50thirdand3rd

Classic Music Review: Swiss Movement by Les McCann and Eddie Harris

Despite Wynton Marsalis’ valiant efforts over the past couple of decades to reignite interest in jazz, the worldwide audience for jazz continues to decline. According to a piece on thejazzline.com, Nielsen’s 2014 Year-End Report showed that jazz accounted for 1.4% of the music consumption in the United States, tied with classical for last place.

Yes, Nielsen actually used the phrase “music consumption,” which tells you everything you need to know about the state of music today.

Jazz is not just losing popularity in the States. Major jazz festivals all over the world have adapted to the new emphasis on consumable music. Check out who’s appearing the major jazz festivals and you’ll see what I mean:

  • Montreal 2016: George Thorogood and the Destroyers, John Fogerty, Lauryn Hill, Noel Gallagher.
  • Montreux 2015: Lady Gaga, Sam Smith, Lenny Kravitz, Toto, Sinéad O’Connor, Jackson Browne.
  • New Orleans 2016: Red Hot Chili Peppers, Neil Young, Paul Simon, Snoop Dogg, Beck, Elvis Costello, My Morning Jacket, Brandi Carlile, Arlo Guthrie

I can’t count how many times I used my favorite phrase, “Oh, for fuck’s sake” while reading those lists.

Jazz remains more popular in Europe than the USA, but since moving to France I really haven’t met too many Europeans in my generation who give a shit about jazz . . . certainly not as many as I expected to meet. The worldwide epicenter of jazz today is Japan, not Europe and certainly not the United States.

There has been a lot of speculation about why jazz is comparatively unpopular in its place of origin. Some believe that Americans prefer music with lyrics over instrumental music—hence the incredible popularity of rap and hip-hop. That assertion finds support in Americans’ relatively weak interest in classical music, another primarily instrumental form. Some blame Charlie Parker and his pals for disconnecting jazz from danceable rhythms and making it too “esoteric.” There’s some truth in that assertion—I don’t know anyone today who associates jazz with nightclub dancing. “Jazz dance” in the United States today is either a performance art or a form of exercise, not swinging your hips to Cab Calloway or Benny Goodman.

One cause I haven’t seen mentioned is the insufferable snobbery of many jazz critics and fans. I think a lot of the reason jazz is a niche art form today is because the people who most appreciate it want it to remain a niche, an exclusive club open to the select few who display the correct sense of aesthetics and have mastered the esoteric vocabulary of the genre. Being a jazz fan is a way to separate oneself from the uncouth and unacceptable.

When the uncouth and unacceptable think about jazz, what comes to mind is something called “smooth jazz,” the kind of stuff you hear from Kenny G. Smooth jazz is kind of like Wonder Bread: all the texture and variation has been removed.
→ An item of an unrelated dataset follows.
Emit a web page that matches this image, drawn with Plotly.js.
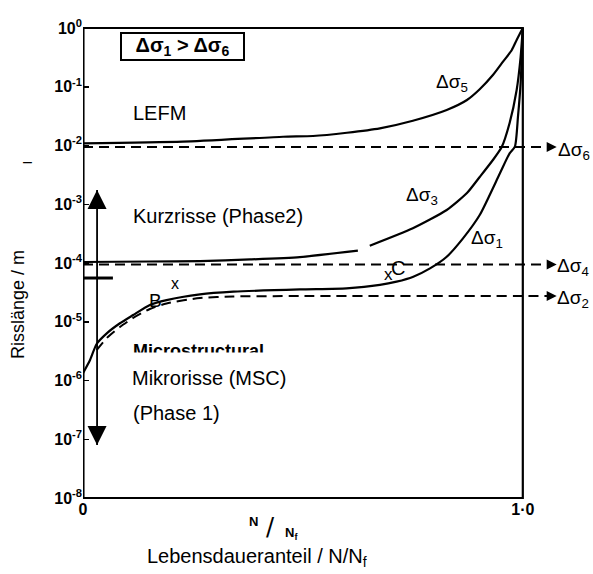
<!DOCTYPE html>
<html>
<head>
<meta charset="utf-8">
<script src="https://cdn.plot.ly/plotly-3.0.1.min.js"></script>
<style>html,body{margin:0;padding:0;background:#fff;}#chart{width:593px;height:574px;}</style>
</head>
<body>
<div id="chart"></div>
<script>
// ---- data (N/Nf, crack length in m) ----
const ds5X = [0, 0.227, 0.455, 0.523, 0.600, 0.675, 0.750, 0.827, 0.873, 0.902, 0.932, 0.955, 0.975, 0.986, 1.0];
const ds5Y = [1.09e-2, 1.16e-2, 1.41e-2, 1.45e-2, 1.65e-2, 1.96e-2, 2.64e-2, 4.02e-2, 5.94e-2, 9.06e-2, 0.158, 0.267, 0.423, 0.625, 1.0];

const ds3X = [0, 0.152, 0.266, 0.380, 0.493, 0.625, 0.640, 0.652, 0.750, 0.827, 0.873, 0.902, 0.932, 0.952, 0.970, 0.986, 0.995, 1.0];
const ds3Y = [1.04e-4, 1.06e-4, 1.08e-4, 1.15e-4, 1.26e-4, 1.62e-4, null, 1.97e-4, 3.90e-4, 7.98e-4, 1.55e-3, 2.91e-3, 5.66e-3, 9.42e-3, 2.42e-2, 8.81e-2, 0.321, 1.0];

const ds1X = [0, 0.016, 0.031, 0.054, 0.084, 0.114, 0.152, 0.190, 0.266, 0.342, 0.493, 0.599, 0.675, 0.713, 0.751, 0.789, 0.827, 0.864, 0.902, 0.948, 0.970, 0.982, 0.989, 0.995, 1.0];
const ds1Y = [1.33e-6, 2.23e-6, 4.18e-6, 6.35e-6, 9.42e-6, 1.30e-5, 1.93e-5, 2.34e-5, 2.93e-5, 3.25e-5, 3.56e-5, 3.71e-5, 4.23e-5, 4.81e-5, 5.85e-5, 8.11e-5, 1.28e-4, 2.63e-4, 6.56e-4, 3.37e-3, 7.36e-3, 9.55e-3, 3.10e-2, 0.115, 1.0];

const ds2X = [0.031, 0.054, 0.084, 0.114, 0.152, 0.190, 0.266, 0.341, 0.493, 1.0, 1.057];
const ds2Y = [3.30e-6, 5.28e-6, 8.15e-6, 1.16e-5, 1.65e-5, 2.05e-5, 2.54e-5, 2.69e-5, 2.74e-5, 2.74e-5, 2.74e-5];

const ds4X = [0, 1.057];
const ds4Y = [9.42e-5, 9.42e-5];
const ds6X = [0, 1.057];
const ds6Y = [9.42e-3, 9.42e-3];

const arrowTipX = [1.077, 1.077, 1.077];
const arrowTipY = [9.42e-3, 9.42e-5, 2.74e-5];

const rangeArrowX = [0.032, 0.032];
const rangeArrowY = [1.75e-3, 7.98e-8];

const markX = [0, 0.068];
const markY = [5.55e-5, 5.55e-5];

const yTickVals = [1, 1e-1, 1e-2, 1e-3, 1e-4, 1e-5, 1e-6, 1e-7, 1e-8];
const yTickText = ['10<sup>0</sup>', '10<sup>-1</sup>', '10<sup>-2</sup>', '10<sup>-3</sup>', '10<sup>-4</sup>', '10<sup>-5</sup>', '10<sup>-6</sup>', '10<sup>-7</sup>', '10<sup>-8</sup>'];
const xTickVals = [0, 1];
const xTickText = ['0', '1·0'];

// ---- layout helpers ----
const L = 83, R = 35, T = 28, B = 76, W = 593, H = 574;
const PW = W - L - R, PH = H - T - B;
const px = v => (v - L) / PW;
const py = v => (H - B - v) / PH;

const solid = {color: '#000', width: 2.2, shape: 'spline', smoothing: 0.6};
const dashed = {color: '#000', width: 2, dash: '10px,6px'};

const traces = [
  {x: ds5X, y: ds5Y, mode: 'lines', line: solid, connectgaps: false},
  {x: ds3X, y: ds3Y, mode: 'lines', line: solid, connectgaps: false},
  {x: ds1X, y: ds1Y, mode: 'lines', line: solid},
  {x: ds2X, y: ds2Y, mode: 'lines', line: Object.assign({}, dashed, {shape: 'spline', smoothing: 0.6})},
  {x: ds4X, y: ds4Y, mode: 'lines', line: dashed},
  {x: ds6X, y: ds6Y, mode: 'lines', line: dashed},
  {x: arrowTipX, y: arrowTipY, mode: 'markers', marker: {symbol: 'arrow-right', size: 10, color: '#000'}, cliponaxis: false},
  {x: rangeArrowX, y: rangeArrowY, mode: 'lines+markers', line: {color: '#000', width: 1.8},
   marker: {symbol: ['arrow-up', 'arrow-down'], size: 19, color: '#000'}, cliponaxis: false},
  {x: markX, y: markY, mode: 'lines', line: {color: '#000', width: 3}}
];

const FAM = 'Liberation Sans, Arial, sans-serif';
const txt = (text, x, y, o) => Object.assign({
  text: text, xref: 'paper', yref: 'paper', x: px(x), y: py(y),
  showarrow: false, xanchor: 'left', yanchor: 'middle',
  font: {family: FAM, size: 20, color: '#000'}
}, o || {});

const sigmaFont = {family: FAM, size: 19, color: '#000'};

const annotations = [
  txt('Δσ<sub>1</sub> &gt; Δσ<sub>6</sub>', 182.5, 46.5, {xanchor: 'center', bordercolor: '#000', borderwidth: 2,
      borderpad: 0, width: 121, height: 25, bgcolor: '#fff',
      font: {family: FAM, size: 20, color: '#000', weight: 'bold'}}),
  txt('LEFM', 131, 113),
  txt('Kurzrisse (Phase2)', 131, 216),
  txt('Microstructural', 131, 351, {font: {family: FAM, size: 18, color: '#000', weight: 'bold'}}),
  txt('Mikrorisse (MSC)', 131, 371, {bgcolor: '#fff', height: 36, valign: 'bottom', borderpad: 0}),
  txt('(Phase 1)', 131, 413),
  txt('Δσ<sub>5</sub>', 434, 83, {font: sigmaFont}),
  txt('Δσ<sub>3</sub>', 404, 196, {font: sigmaFont}),
  txt('Δσ<sub>1</sub>', 469, 239, {font: sigmaFont}),
  txt('Δσ<sub>6</sub>', 556, 151, {font: sigmaFont}),
  txt('Δσ<sub>4</sub>', 555, 267, {font: sigmaFont}),
  txt('Δσ<sub>2</sub>', 555, 299, {font: sigmaFont}),
  txt('x', 175, 283, {xanchor: 'center', font: {family: FAM, size: 16, color: '#000'}}),
  txt('B', 155, 300, {xanchor: 'center', font: {family: FAM, size: 19, color: '#000'}}),
  txt('x', 388, 274, {xanchor: 'center', font: {family: FAM, size: 17, color: '#000'}}),
  txt('C', 398, 268, {xanchor: 'center', font: {family: FAM, size: 20, color: '#000'}}),
  txt('–', 27, 162, {xanchor: 'center', font: {family: FAM, size: 16, color: '#000'}}),
  txt('N', 253, 521, {xanchor: 'center', font: {family: FAM, size: 13, color: '#000', weight: 'bold'}}),
  txt('/', 270, 527, {xanchor: 'center', font: {family: 'DejaVu Sans, sans-serif', size: 24, color: '#000'}}),
  txt('N<sub>f</sub>', 291, 533, {xanchor: 'center', font: {family: FAM, size: 13, color: '#000', weight: 'bold'}}),
  txt('Lebensdaueranteil / N/N<sub>f</sub>', 257, 557, {xanchor: 'center', font: {family: FAM, size: 20, color: '#000'}}),
  txt('Risslänge / m', 18, 305, {xanchor: 'center', textangle: -90, font: {family: FAM, size: 18, color: '#000'}})
];

const layout = {
  width: W, height: H,
  margin: {l: L, r: R, t: T, b: B, pad: 0},
  paper_bgcolor: '#fff', plot_bgcolor: '#fff',
  showlegend: false,
  xaxis: {range: [0, 1.08], showgrid: false, zeroline: false, showline: false, ticks: '',
          tickvals: xTickVals, ticktext: xTickText,
          tickfont: {family: FAM, size: 16, color: '#000', weight: 'bold'}},
  yaxis: {type: 'log', range: [-8, 0], showgrid: false, zeroline: false, showline: false,
          ticks: 'inside', ticklen: 6, tickwidth: 1.5, tickcolor: '#000',
          tickvals: yTickVals, ticktext: yTickText,
          tickfont: {family: FAM, size: 16, color: '#000', weight: 'bold'}},
  shapes: [
    {type: 'rect', xref: 'x', yref: 'y domain', x0: 0, x1: 1, y0: 0, y1: 1, line: {color: '#000', width: 2.2}, layer: 'above'},
    {type: 'line', xref: 'x', yref: 'y domain', x0: 0, x1: 0, y0: 0, y1: 1, line: {color: '#000', width: 3}, layer: 'above'}
  ],
  annotations: annotations
};

Plotly.newPlot('chart', traces, layout, {staticPlot: true});
</script>
</body>
</html>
Smooth jazz is another compromise in a series of compromises to make jazz more accessible to the masses so that jazz artists can make a living somewhere north of the poverty level.

Miles Davis was one of the first to recognize that jazz needed to expand beyond the cul-de-sac, and you can hear his efforts in the recordings In a Silent Way and Bitches Brew. Thoroughly confused by the direction he was taking, the critics labeled his work fusion. While Miles managed to turn some people into jazz buffs (and piss off a whole lot of purists), the value of the recordings proved to be the influence they had on a generation of rock and funk musicians, opening up new directions in those fields.
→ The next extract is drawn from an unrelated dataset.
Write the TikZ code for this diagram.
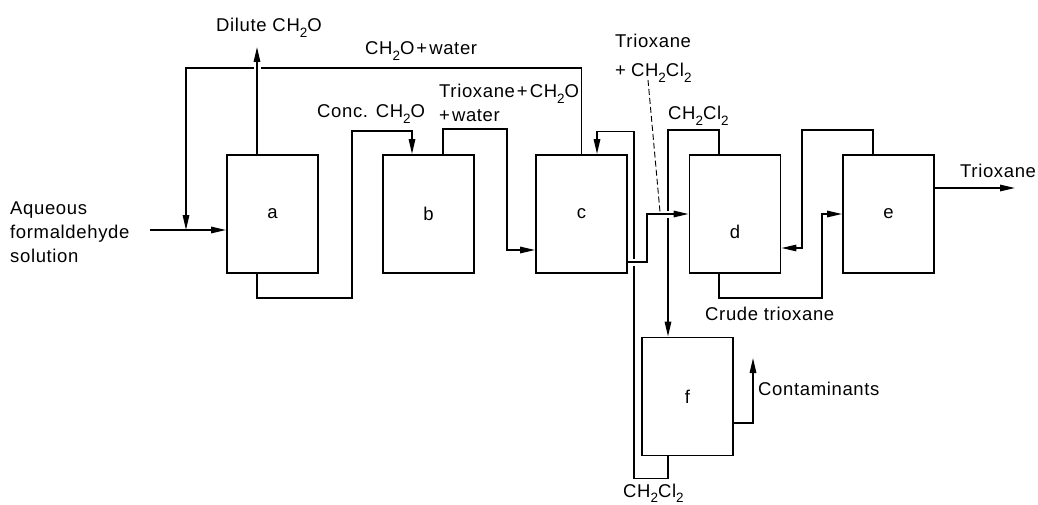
\documentclass[tikz,border=0pt]{standalone}
\usepackage{fontspec}
\setmainfont[LetterSpace=3.5]{Liberation Sans}
\usetikzlibrary{arrows.meta}
\newcommand{\subx}[1]{\raisebox{-0.32em}{\fontsize{13.5}{13.5}\selectfont #1}}
\newcommand{\plusx}{\kern2pt+\kern2pt}
\begin{document}
\begin{tikzpicture}[x=1pt,y=-1pt,
  box/.style={draw,line width=1.9pt,minimum width=91pt,minimum height=118pt,inner sep=0pt,font=\fontsize{18.5}{22}\selectfont},
  flow/.style={line width=1.5pt,-{Triangle[length=15pt,width=6.5pt]}},
  over/.style={preaction={draw=white,line width=7pt,arrows=-,shorten <=3pt,shorten >=3pt}},
  lead/.style={line width=0.9pt,dash pattern=on 6pt off 3pt},
  lbl/.style={inner sep=0pt,font=\fontsize{18.5}{24}\selectfont},
]
\useasboundingbox (0,0) rectangle (1038,505);
% units
\node[box] (a) at (272.5,214) {a};
\node[box] (b) at (428.5,214) {b};
\node[box] (c) at (581.5,214) {c};
\node[box] (d) at (735,214) {};
\node[lbl] (dl) at (735,232) {d};
\node[box] (e) at (888.5,214) {e};
\node[box] (f) at (687.5,396.5) {f};
% free ends
\coordinate (feed) at (150,230);
\coordinate (rec) at (186,68);
\coordinate (dil) at (257,47);
\coordinate (tri) at (1015,188);
\coordinate (cont) at (753,358);
\coordinate (ld1) at (648,80);
\coordinate (ld2) at (660,212);
% connectors
\draw[flow] (feed) -- (feed -| a.west);
\draw[flow] (c.north) |- (rec) -- (rec |- feed);
\draw[flow,over] (a.north -| dil) -- (dil);
\draw[flow] ([xshift=-15.5pt]a.south) -- ++(0,24) -- ++(95,0) -- ++(0,-167) -- ++(60,0) -- ([xshift=-16.5pt]b.north);
\draw[flow] ([xshift=14.5pt]b.north) |- ++(64,-25) |- ([yshift=-36pt]c.west);
\draw[flow] ([xshift=-19.5pt]f.south) -- ++(0,22) -- ++(-34,0) -- ++(0,-347) -- ++(-37,0) -- ([xshift=15.5pt]c.north);
\draw[flow] ([xshift=-16pt]d.north) -- ++(0,-24) -| ([xshift=-19.5pt]f.north);
\draw[flow,over] ([yshift=-48pt]c.east) -- ++(19,0) |- (d.west);
\draw[flow] ([xshift=-16pt]d.south) -- ++(0,24) -- ++(103,0) |- (e.west);
\draw[flow] ([xshift=-15.5pt]e.north) -- ++(0,-24) -- ++(-71,0) |- ([yshift=-34pt]d.east);
\draw[flow] ([yshift=26pt]e.east) -- (tri);
\draw[flow] ([yshift=-26.5pt]f.east) -| (cont);
\draw[lead] (ld1) -- (ld2);
% labels
\node[lbl,anchor=west,align=left] (feedl) at (10,232) {Aqueous\\formaldehyde\\solution};
\node[lbl,anchor=base west] (dill) at (216,32) {Dilute CH\subx{2}O};
\node[lbl,anchor=base west] (recl) at (365,55) {CH\subx{2}O\plusx water};
\node[lbl,anchor=base west] (concl) at (317,118) {Conc. CH\subx{2}O};
\node[lbl,anchor=base west] (tcw1) at (439,98) {Trioxane\plusx CH\subx{2}O};
\node[lbl,anchor=base west] (tcw2) at (439,122) {+\kern2pt water};
\node[lbl,anchor=base west] (tc1) at (615,48) {Trioxane};
\node[lbl,anchor=base west] (tc2) at (615,77) {+\kern5pt CH\subx{2}Cl\subx{2}};
\node[lbl,anchor=base west] (dcl) at (668,120) {CH\subx{2}Cl\subx{2}};
\node[lbl,anchor=base west] (crl) at (705,320) {Crude trioxane};
\node[lbl,anchor=base west] (tril) at (960,178) {Trioxane};
\node[lbl,anchor=base west] (contl) at (758,395) {Contaminants};
\node[lbl,anchor=base west] (bcl) at (623,497) {CH\subx{2}Cl\subx{2}};
\end{tikzpicture}
\end{document}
Even before Miles forged his unique and controversial path there was another attempt to increase the population of jazz aficionados. This was a marketing-term-turned-genre called soul jazz. It started when Riverside Records decided to market one of Cannonball Adderley’s records with that moniker. The most popular soul jazz recording (according to the Cashbox charts of the day) was “The In Crowd” by The Ramsey Lewis Trio, but you can hear soul jazz influence in many recordings, from Steely Dan’s efforts to the more recent releases from Lake Street Dive.

The first album of the new genre to make a splash was the subject of this review: Swiss Movement. Performed live at the Montreux Jazz Festival in 1969 without benefit of rehearsal, Les McCann, Eddie Harris, Benny Bailey, Leroy Vinnegar and Donald Dean helped put Montreux on the map as a jazz mecca. The album was a crossover hit, topping the jazz charts and winding up #2 and #29 on the Billboard R&B and LP charts, respectively. Swiss Movement is a fabulous listening experience, primarily because there was a whole lot of improvisation going on, and regardless of what Donald Fagan and Walter Becker think, the essence of jazz is improvisation.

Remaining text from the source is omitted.